Tom Watson is a little bleary but otherwise in good spirits. Exposing the dark heart of the world's most powerful news corporations is physically demanding, black coffee-fuelled, exhilarating work; he doesn't always get eight hours sleep. In fact, for the past three weeks, the 44-year-old scourge of Rupert Murdoch has averaged three hours a night as he gives TV interviews, writes letters to Scotland Yard, asks Commons questions and generally causes havoc to Mr Murdoch's hopes of continuing in business in Britain.
The two-year campaign by the Labour MP for West Bromwich East to uncover the scale of wrongdoing at Mr Murdoch's News International (NI) dramatically burst to life three weeks ago with the disclosure that its best-selling paper, the News of the World, had hacked into the mobile phone of Milly Dowler.
The ensuing "firestorm" (David Cameron's words) forced the Prime Minister to open a public inquiry and Rupert Murdoch to abandon the tabloid and, eventually, that other redtop he had been hoping to keep, NI's chief executive Rebekah Brooks.
At every stage, Watson has popped up on TV, newspaper front pages and Twitter undermining the PR counter-offensive from Britain's biggest newspaper group. He has also kept up the pressure in Parliament, where last week, as the resident phone-hacking expert on the Culture, Media and Sport Select Committee, he came face to face with the Murdoch clan: Rupert and James, and their former British chief, Ms Brooks.
As he waits for his lunch at a Mexican restaurant in Fulham, Watson pauses as he works out how to sum up the last few extraordinary weeks. "It has seemed like surfing a giant wave for two weeks solid," he says. "I've not been able to look down, nor take it all in."
His newfound fame has won him the admiration of assorted showbusiness stars. The strangest experience, he says, was George Michael calling him his hero, and he also had his hand shaken effusively last week by the comedian David Walliams, who stopped him on London's South Bank.
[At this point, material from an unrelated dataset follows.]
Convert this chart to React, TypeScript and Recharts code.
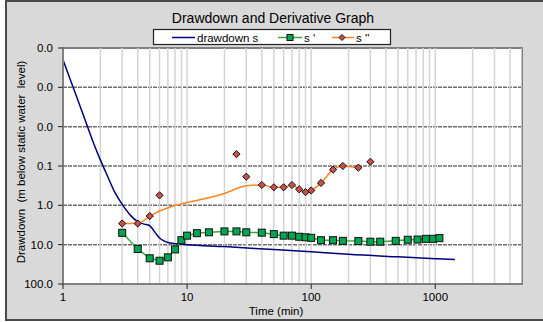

Despite the tumultuous events of the past weeks, he believes the "phone-hacking scandal" still has a long way to go. "I don't think we're half way through it," he says. "We're a lot closer to the people at the core of the organisation who really run News International; we're a lot closer to finding out who knew what. But as to the actual number of victims and types of criminal invasions of privacy, I don't think we're anywhere near to getting that story out yet."
Before he became known for his role in covering the scandal, Watson was a leader of the "Curry House plot" to unseat Tony Blair in 2006, for whom he was a defence minister. Gordon Brown made him a minister in 2008, putting him in charge of modernisation at the Cabinet Office.
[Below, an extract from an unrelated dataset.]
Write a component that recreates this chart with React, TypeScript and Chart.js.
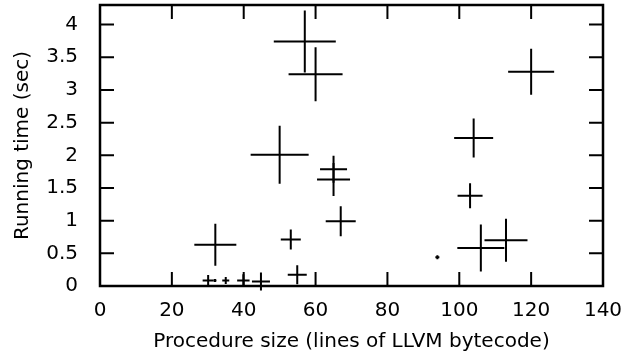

He has an interest in technology and was one of the first MPs to blog and use Twitter. "I think the story might not have come about had not people using social media expressed their outrage. Certainly without Facebook or Twitter a consumer boycott of the advertisers of the News of the World would not have been organised so quickly."
Watson adds: "Even more embarrassing the editor of a website called Labour List is running a campaign for me to carry the Olympic torch which would" – the rotund MP laughs – "actually be the ugliest image in sporting history."